See that really nice, golden brown looking one in front?  That's what these are supposed to look like.  Although the picture looks like they are all burnt, they actually were quite yummy.

I was looking for a quick recipe to make for our Institute Day meeting today and I really didn't want to have to go to the grocery store to pick up ingredients.  I found this recipe and altered it slightly to the ingredients I had on hand. 


Although I over-cooked these slightly and didn't end up serving them, I still really enjoyed these and will definitely make again in the future (a little less pepper though!)


1 1/4 c finely shredded cheddar cheese (I used mexican blend cheese)
1/4 c grated Parmigiano-Reggiano cheese (I used regular parmesan cheese)
2 tsp ground black pepper
1/2 tsp salt
2 puff pastry sheets, thawed (if frozen)


Toss Cheddar, Parmigiano-Reggiano, pepper, and salt in a bowl.
Sprinkle 1/4 cup cheese mixture onto a work surface. Unfold 1 pastry sheet and place over cheese. Roll into a 10-inch square, then sprinkle 1/2 cup cheese mixture all over top of pastry, pressing lightly to adhere. Fold sides of 2 ends to meet in center, then fold once more into center and press ends together. Wrap tightly in plastic wrap and chill until firm, about 1 hour (or freeze 15 to 30 minutes). Repeat with remaining cheese and second sheet of pastry.

While dough chills, preheat oven to 400F with racks in upper and lower parts of oven. Line 2 large baking sheets with parchment paper.  (I don't suggest putting it on the bottom rack.  Mine way over cooked that way!)

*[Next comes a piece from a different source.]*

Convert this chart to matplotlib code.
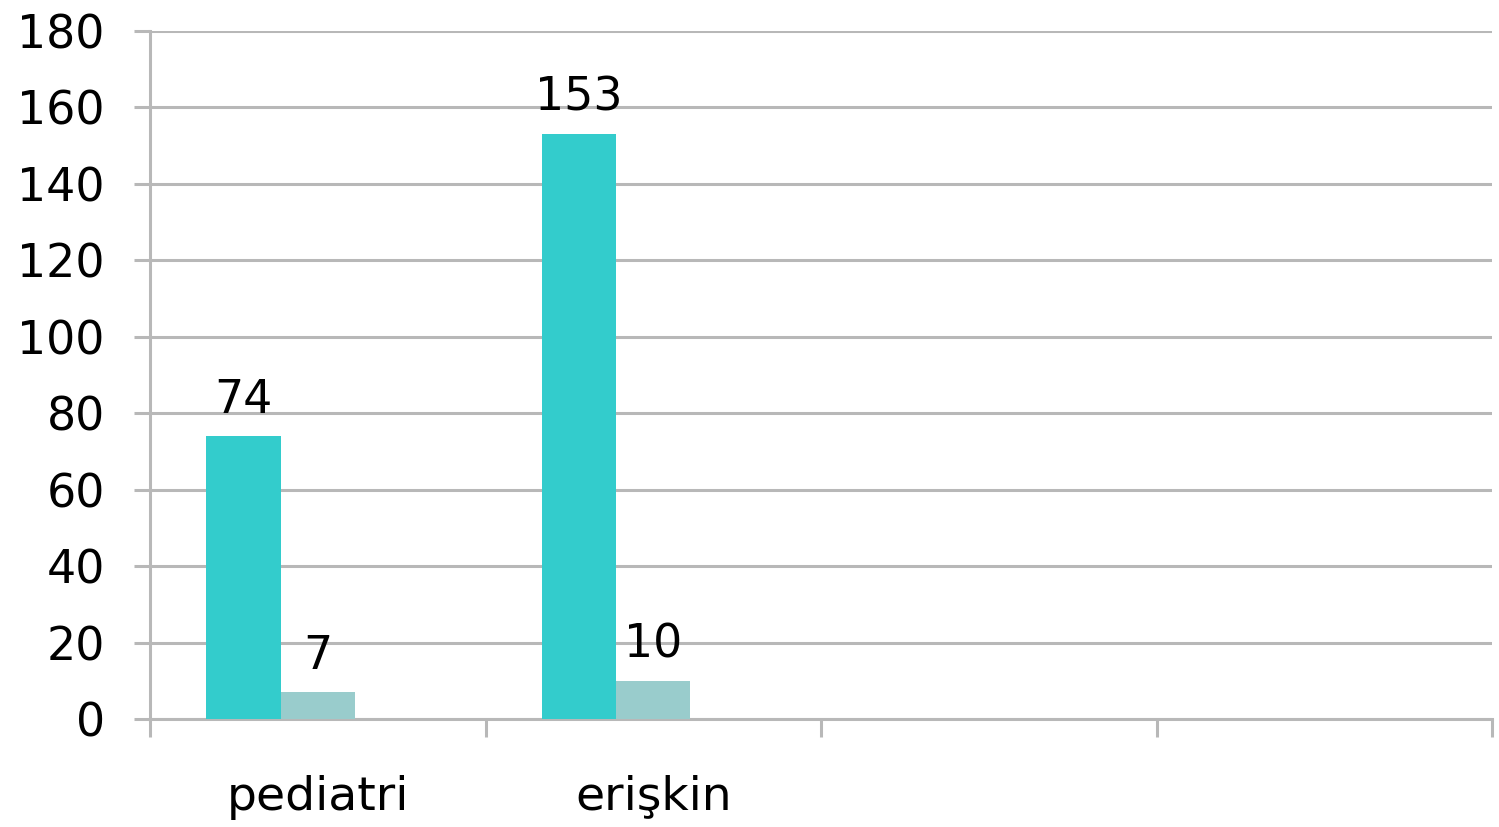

Working with 1 piece at a time (keep remaining chilled until ready to use), unwrap pastry and cut, seam side up, into 1/4-inch-thick slices, arranging them 1 inch apart on baking sheets. Bake, turning palmiers over and switching position of pans halfway through, until golden and pastry is cooked through, 18 to 22 minutes total. Transfer palmiers to rack to cool. Repeat cutting and baking remaining pastry on cooled sheets.

Make ahead: Dough can be assembled up to 3 days ahead. Palmiers can be baked 1 day ahead and kept in an airtight container at room temperature.